Maura arched a brow. “Help from me? But I’m just a ghost, remember?”

“But you’ve lived this life—this timeline, if you will, already,” Carina pointed out. “How much has changed between them aside from you getting sick and—”

“Dying?” Maura finished cynically. “Well—not much, honestly,” she mused. “Small things here and there, but other than that, it’s been predictable—and not in a good way.”

“That’s interesting,” Carina murmured thoughtfully. “Depending on what you remember, we might be able to use those memories to our advantage.”

Maura narrowed her eyes as she floated across the carpet towards Carina. “How?”

Carina shrugged. “I can’t answer that until I know what sort of future we’re dealing with. Are there any significant events that I should know about ahead of time? Aside from the Queen’s murder—but that happens when you’re seventeen, right?”

Maura nodded, then stared at her in silence for a long, uncomfortable moment before answering. “There’s the death of the First Prince.”

Carina blinked, then let out a slow breath. ‘Right, if there are kings and queens, then obviously there will be princes. Still, getting involved with royalty is probably what led to Maura’s first death.’

“That certainly seems significant. How did the prince die?”

“Prince Tristan? In battle.”

Carina’s eagerness quickly dimmed. “Battle? What kind of battle?”

“A skirmish at the border between Lafeara and Tharyn.”

“A surprise attack?”

“No,” Maura shook her head. “Those pagans raid Lafeara’s borders pretty regularly.”

Carina crossed her arms and sighed. “So then, there’s not much I can do—”

“But I did hear a rumor in the palace that Prince Tristan was ambushed in those mountains.”

“Okay—do you know how?” Carina replied, not holding her breath.

“No,” Maura answered, sounding oddly amused. “But I do know that the prince wasn’t actually dead.”

“Wait—what?” Carina shook her head as she pushed against the wall and rose unsteadily to her feet. “What do you mean?”

“His death was faked,” Maura replied with a shrug. “I know because he turned up at the palace shortly before Queen Eleanora was murdered.”

Resisting the urge to ask why Maura hadn’t led with that bit of information, Carina leaned back against the wall with a sigh. “I suppose that might come in handy later. Anything else?”

Maura snorted. “Knowing the future might be helpful, but training my magic in the meantime would be better for your survival.”

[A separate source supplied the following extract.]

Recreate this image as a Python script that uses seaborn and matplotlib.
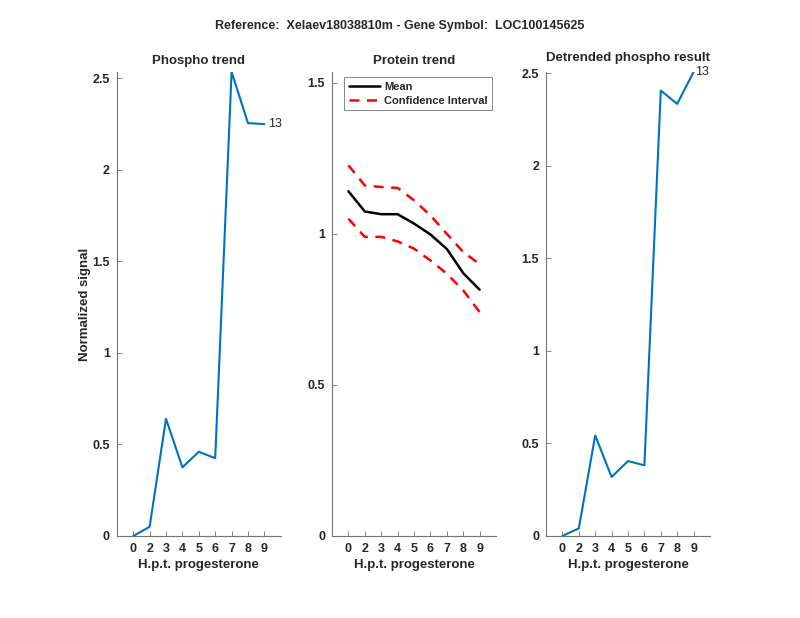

“Right,” Carina looked down at her chest that had stopped glowing like some weird alien movie. “Exactly how do I do that?”

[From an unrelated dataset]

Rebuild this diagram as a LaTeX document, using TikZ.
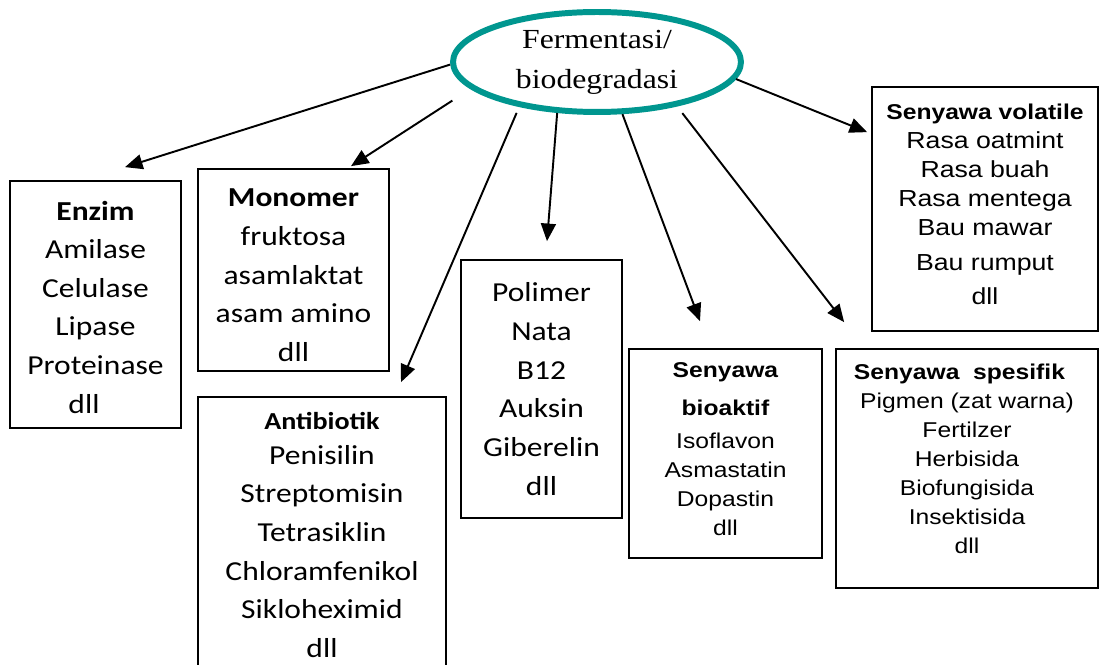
\documentclass[tikz,border=0pt]{standalone}
\usepackage{fontspec}
\setmainfont[FakeStretch=1.15]{Liberation Serif}
\newfontfamily\calfont[FakeStretch=1.15]{Carlito}
\newfontfamily\arfont[FakeStretch=1.15]{Liberation Sans}
\usepackage{xcolor}
\usepackage{tikz}
\usetikzlibrary{arrows.meta,calc,shapes.geometric}
\definecolor{hubteal}{RGB}{0,150,143}
\newcommand{\botpad}[1]{\rule[-#1]{0pt}{#1}}
\tikzset{
  hub/.style={ellipse, draw=hubteal, line width=3.4pt, minimum width=5.76cm, minimum height=2cm, inner sep=0pt, align=center, font=\fontsize{15.7}{22.7}\selectfont},
  box/.style={rectangle, draw=black, line width=1pt, inner sep=0pt, align=center},
  calbox/.style={box, font=\calfont\fontsize{15.6}{22}\selectfont},
  arbox/.style={box, font=\arfont\fontsize{12.2}{16.5}\selectfont},
  edge/.style={-{Triangle[length=10pt,width=8.5pt]}, line width=1.1pt, draw=black}
}

\begin{document}
\begin{tikzpicture}[x=0.02cm, y=-0.02cm]
  \useasboundingbox (0,0) rectangle (1100,665);

  % Centre
  \node[hub] (hub) at (597,62) {Fermentasi/\\biodegradasi};

  % Product boxes
  \node[calbox, minimum width=3.42cm, minimum height=4.94cm] (enzim) at (95.5,304.5)
    {\rule{0pt}{0.49cm}\textbf{Enzim}\\Amilase\\Celulase\\Lipase\\Proteinase\\dll\hspace*{0.46cm}};
  \node[calbox, minimum width=3.82cm, minimum height=4.04cm] (monomer) at (293.5,270)
    {\rule{0pt}{0.57cm}\textbf{Monomer}\\fruktosa\\asamlaktat\hspace*{0.42cm}\\asam amino\\dll};
  \node[calbox, minimum width=4.96cm, minimum height=5.52cm] (antib) at (322,535)
    {{\fontsize{13.9}{22}\selectfont\textbf{Antibiotik}}\\[-0.08cm]Penisilin\\Streptomisin\\Tetrasiklin\\Chloramfenikol\\Sikloheximid\\dll};
  \node[calbox, minimum width=3.22cm, minimum height=5.16cm] (polimer) at (541.5,389)
    {Polimer\\Nata\\B12\\Auksin\\Giberelin\\dll};
  \node[arbox, minimum width=3.86cm, minimum height=4.18cm] (bioaktif) at (725.5,453.5)
    {\textbf{Senyawa}\\[0.18cm]\textbf{bioaktif}\\[0.08cm]Isoflavon\\Asmastatin\\Dopastin\\dll\botpad{0.18cm}};
  \node[arbox, minimum width=5.24cm, minimum height=4.78cm] (spesifik) at (967,468.5)
    {\textbf{Senyawa\ \ spesifik}\hspace*{0.3cm}\\Pigmen (zat warna)\\Fertilzer\\Herbisida\\Biofungisida\\Insektisida\\dll\botpad{0.38cm}};
  \node[arbox, minimum width=4.52cm, minimum height=4.88cm, font=\arfont\fontsize{13.2}{16.5}\selectfont] (volatile) at (985,209)
    {{\fontsize{12.2}{16.5}\selectfont\textbf{Senyawa volatile}}\\Rasa oatmint\\Rasa buah\\Rasa mentega\\Bau mawar\\[0.12cm]Bau rumput\\[0.1cm]dll\botpad{0.2cm}};

  % Arrows from the centre
  \draw[edge] (hub.181) -- ($(enzim.north)+(29.5,-13)$);
  \draw[edge, shorten <=0.43cm] (hub.192) -- ($(monomer.north)+(57.5,-2)$);
  \draw[edge, shorten <=0.13cm] (hub.210) -- ($(antib.north)+(79,-14)$);
  \draw[edge] (hub.232) -- ($(polimer.north)+(5.5,-18)$);
  \draw[edge] (hub.296) -- ($(bioaktif.north)+(-25.5,-27)$);
  \draw[edge, shorten <=0.17cm] (hub.331) -- ($(spesifik.north west)+(9,-26)$);
  \draw[edge] (hub.353) -- ($(volatile.north west)+(-4,46)$);

\end{tikzpicture}
\end{document}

Maura grimaced and shrugged as she looked away. “As I said, I was never quite able to master it.”

Carina shook her head. “Well then, until I figure out how this magic business works, it’s probably best not to rely on it too much.”

“Alright.” Maura turned towards the door as if listening to something in the distance. “But you should be careful when and how you use it.”

“I should—why?”

The ghost turned back to face Carina with a malicious grin. “Because they burn witches in Lafeara.”

Carina exhaled as the sound of footsteps on the steps echoed in her direction. “Of course—they do.”